If the family is foundational for most civilizations, how is it faring? Even without data searches, we know. We see it.  We read it every day. The family is stressed. Marriages dissolve. Bored and under-supervised, children try drugs. So many are anxious or depressed.  Loneliness reaches a new high. High!  How about street corners with pot shops, sad figures looking for another remedy for what ails them?

Soldiers dying on battlefields always called for their mothers. Sweet and sad, the sacrifices on all fronts. When most of our generation was growing up, our mothers were always home. They were there to hear about the day at school and our complaints about teachers and friends.  They weren’t just raking leaves or baking pies. They had their social and community commitments, as well. We felt sorry for latchkey children coming home alone because their mothers HAD TO work.

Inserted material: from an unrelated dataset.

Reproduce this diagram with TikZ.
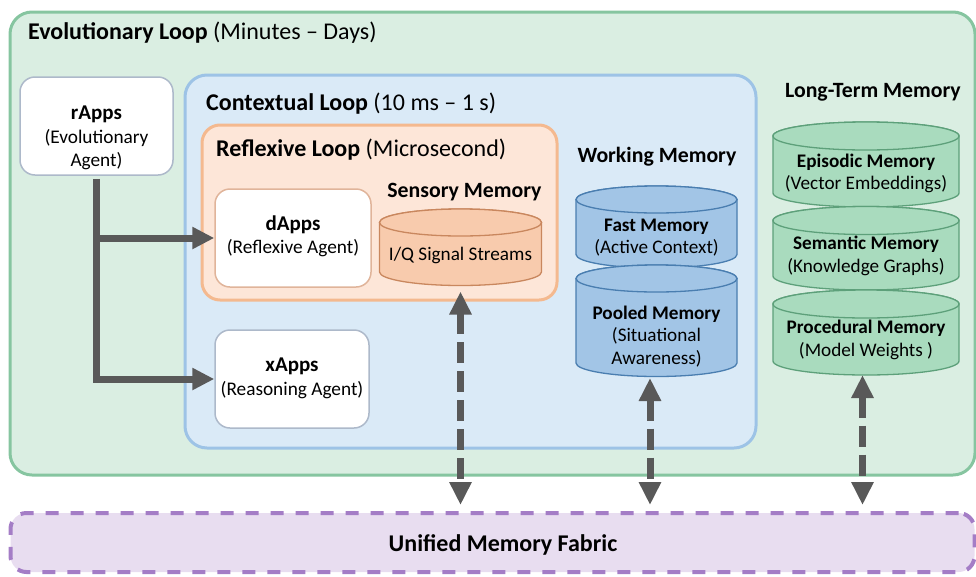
\documentclass[tikz,border=0pt]{standalone}
\usepackage{fontspec}
\setmainfont{Carlito}
\usetikzlibrary{arrows.meta}
\definecolor{evofill}{HTML}{DAEEE2}
\definecolor{evodraw}{HTML}{86C5A0}
\definecolor{ctxfill}{HTML}{DAEAF7}
\definecolor{ctxdraw}{HTML}{9DC3E6}
\definecolor{refill}{HTML}{FDE6D8}
\definecolor{redraw}{HTML}{F4B98F}
\definecolor{agentdraw}{HTML}{ADB9CA}
\definecolor{dappdraw}{HTML}{E0B49A}
\definecolor{sensfill}{HTML}{F8CBAD}
\definecolor{sensdraw}{HTML}{C9875E}
\definecolor{wmfill}{HTML}{A2C5E6}
\definecolor{wmdraw}{HTML}{4A7EB0}
\definecolor{ltfill}{HTML}{A9DBBE}
\definecolor{ltdraw}{HTML}{5DA07A}
\definecolor{fabfill}{HTML}{E8DDF0}
\definecolor{fabdraw}{HTML}{A47DC6}
\definecolor{arrowgray}{HTML}{595959}
\newcommand\titlesz{\fontsize{24}{28}\selectfont}
\newcommand\labsz{\fontsize{21.8}{26}\selectfont}
\newcommand\agsz{\fontsize{19.3}{23.5}\selectfont}
\newcommand\agname[1]{{\fontsize{21}{23.5}\selectfont\textbf{#1}}}
\newcommand\cylsz{\fontsize{19.2}{22.5}\selectfont}
% #1 cx, #2 top-ellipse y, #3 bottom-ellipse y, #4 rx, #5 ry, #6 fill, #7 draw
\newcommand\mycyl[7]{%
  \filldraw[fill=#6,draw=#7,line width=1.3pt]
    (#1-#4,#2) -- (#1-#4,#3) arc[start angle=180,end angle=0,x radius=#4,y radius=#5]
    -- (#1+#4,#2) arc[start angle=0,end angle=-180,x radius=#4,y radius=#5] -- cycle;
  \filldraw[fill=#6,draw=#7,line width=1.3pt] (#1,#2) ellipse[x radius=#4,y radius=#5];}
\tikzset{
  loopbox/.style={draw, rectangle, line width=3pt, inner sep=0pt},
  agentbox/.style={draw=agentdraw, fill=white, rectangle, rounded corners=15pt, line width=1.5pt, inner sep=0pt},
  txt/.style={inner sep=0pt, align=center},
  agtxt/.style={txt, font=\agsz},
  cyltxt/.style={txt, font=\cylsz},
  flow/.style={line width=7pt, draw=arrowgray, -{Triangle[length=22pt,width=21pt]}},
  link/.style={line width=7pt, draw=arrowgray, dash pattern=on 21pt off 8pt,
    {Triangle[length=23pt,width=21pt]}-{Triangle[length=23pt,width=21pt]}},
}
\begin{document}
\begin{tikzpicture}[x=1pt,y=-1pt]
\useasboundingbox (0,0) rectangle (976,576);
% loops
\node[loopbox, draw=evodraw, fill=evofill, rounded corners=22pt,
      minimum width=965pt, minimum height=463pt] (evo) at (492.5,243.5) {};
\node[txt, anchor=base west, font=\titlesz] (evot) at (28,39) {\textbf{Evolutionary Loop} (Minutes – Days)};
\node[loopbox, draw=ctxdraw, fill=ctxfill, rounded corners=22pt,
      minimum width=571pt, minimum height=373pt] (ctx) at (470.5,261.5) {};
\node[txt, anchor=base west, font=\titlesz] (ctxt) at (206,110) {\textbf{Contextual Loop} (10 ms – 1 s)};
\node[loopbox, draw=redraw, fill=refill, rounded corners=18pt,
      minimum width=355pt, minimum height=175pt] (refl) at (379.5,212.5) {};
\node[txt, anchor=base west, font=\titlesz] (reflt) at (216,156) {\textbf{Reflexive Loop} (Microsecond)};
% agents
\node[agentbox, minimum width=153pt, minimum height=98pt] (rapps) at (96.5,126) {};
\node[agtxt] (rappst) at (96.5,138) {\agname{rApps}\\(Evolutionary\\Agent)};
\node[agentbox, draw=dappdraw, minimum width=156pt, minimum height=98pt] (dapps) at (293,238) {};
\node[agtxt] (dappst) at (293,236.5) {\agname{dApps}\\(Reflexive Agent)};
\node[agentbox, minimum width=154pt, minimum height=98pt] (xapps) at (292,379) {};
\node[agtxt] (xappst) at (292,378.5) {\agname{xApps}\\(Reasoning Agent)};
% sensory memory
\node[txt, anchor=base, font=\labsz] (senst) at (464.5,197) {\textbf{Sensory Memory}};
\mycyl{460.5}{222.5}{272}{81}{13.5}{sensfill}{sensdraw}
\node[cyltxt] (iq) at (460.5,255) {I/Q Signal Streams};
\coordinate (sensbot) at (460.5,285.5);
% working memory
\node[txt, anchor=base, font=\labsz] (wmt) at (657,162) {\textbf{Working Memory}};
\mycyl{656.5}{199.5}{254.5}{80.5}{13.5}{wmfill}{wmdraw}
\node[cyltxt] (fast) at (656.5,237.5) {\textbf{Fast Memory}\\(Active Context)};
\mycyl{656.5}{278.5}{363}{80.5}{13.5}{wmfill}{wmdraw}
\node[cyltxt] (pooled) at (656.5,336.3) {\textbf{Pooled Memory}\\(Situational\\Awareness)};
\coordinate (wmbot) at (650,376.5);
% long-term memory
\node[txt, anchor=base, font=\labsz] (ltt) at (873,97) {\textbf{Long-Term Memory}};
\mycyl{866}{136}{193}{93}{14}{ltfill}{ltdraw}
\node[cyltxt] (epi) at (866,173.5) {\textbf{Episodic Memory}\\(Vector Embeddings)};
\mycyl{866}{220.5}{276}{93}{14}{ltfill}{ltdraw}
\node[cyltxt] (sem) at (866,256) {\textbf{Semantic Memory}\\(Knowledge Graphs)};
\mycyl{866}{304}{361}{93}{14}{ltfill}{ltdraw}
\node[cyltxt] (proc) at (866,340) {\textbf{Procedural Memory}\\(Model Weights )};
\coordinate (ltbot) at (862.5,375);
% fabric
\node[draw=fabdraw, fill=fabfill, rectangle, rounded corners=16pt, line width=4pt,
      dash pattern=on 13pt off 12pt, minimum width=964pt, minimum height=59pt, inner sep=0pt]
      (fabric) at (492.5,542.5) {};
\node[txt, font=\titlesz] (fabt) at (503,545) {\textbf{Unified Memory Fabric}};
% flows
\draw[flow] ([yshift=-3pt]rapps.south) -- (rapps.south |- xapps.west) -- (xapps.west);
\draw[flow] (rapps.south |- dapps.west) -- (dapps.west);
% links
\draw[link, shorten <=6pt, shorten >=6pt] (sensbot) -- (sensbot |- fabric.north);
\draw[link, shorten <=1.5pt, shorten >=6pt] (wmbot) -- (wmbot |- fabric.north);
\draw[link, shorten >=6pt] (ltbot) -- (ltbot |- fabric.north);
\end{tikzpicture}
\end{document}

Now, maybe, there is a nanny who acts as mom.  Imagine the small child who goes to daycare at age two, often in tears. In Finland children stay home, don’t even attend school until age 7. And, by the way, Finnish children lead the world in academic achievement! Could it be that children learn best when they first learn from their mothers, until they are ready to learn from someone else?

Now that women can control their reproductive cycle, they can be put to work in the marketplace. Also, women can boost the economy. It must be a win/win situation. Unless you read the stats on families. Surely businesses benefit from working women. After all, women do well in the tech world, in the science lab, in teaching. They are diligent students and loyal employees. If only they just didn’t have those inconvenient desires to rear children.

Women don’t simply drive the engine of capitalism; they are also boosters in the consumer economy.  Without working moms needing to feed the families, we don’t have the aisles at Whole Foods jammed with desperate moms searching for tonight’s takeout dinner. GrubHub for a while had a corner on the food-delivery market and now has competitors. Their recent shares decline has also been credited to a need to rejigger its focus to better woo “promiscuous” (their word) diners.

And then there is the guilt.  Guilty moms spend more, even indulge their children to make up for not being around when their children need them.  In this state of mind (and it’s so easy) they click Amazon Prime often to fill the larders and also fill the void.  Isn’t technology here to help us manage all these business and family affairs? Guilt keeps the wheels going round and round.   

The Middle Class has convinced itself it needs two incomes to provide more than it had growing up with. Or even just to keep afloat. It’s hard to overlook this economic pressure. And clearly some women are forced out of their homes to care for the needs of families.  Single mothers, in particular, are the victims of our current arrangement.

Modern married men have pitched in with household chores but being an employed single mom is especially challenging — unless she has a network of support.  In many cases, grandparents fill in the childcare appointments and school-pickups.  And nothing gets cheaper as single mom needs expensive shortcuts.

Having a job … having a career … is more than missing those formative years in the lives of our children. Or making the decision to stop at one or two children so we can devote ourselves to work. What does it do for us as companions to that man we promised to love, support, and cherish? How good a daughter can we be to our aging parents?

Were we hoodwinked into believing we could have our cake and eat it too? It’s still a dilemma for each woman. After all, we hosted Betty Friedan at our house, all the while thinking we were achieving our long overdue rights.

 

Marilyn Ryan is a writer living in Chestnut Hill, Massachusetts.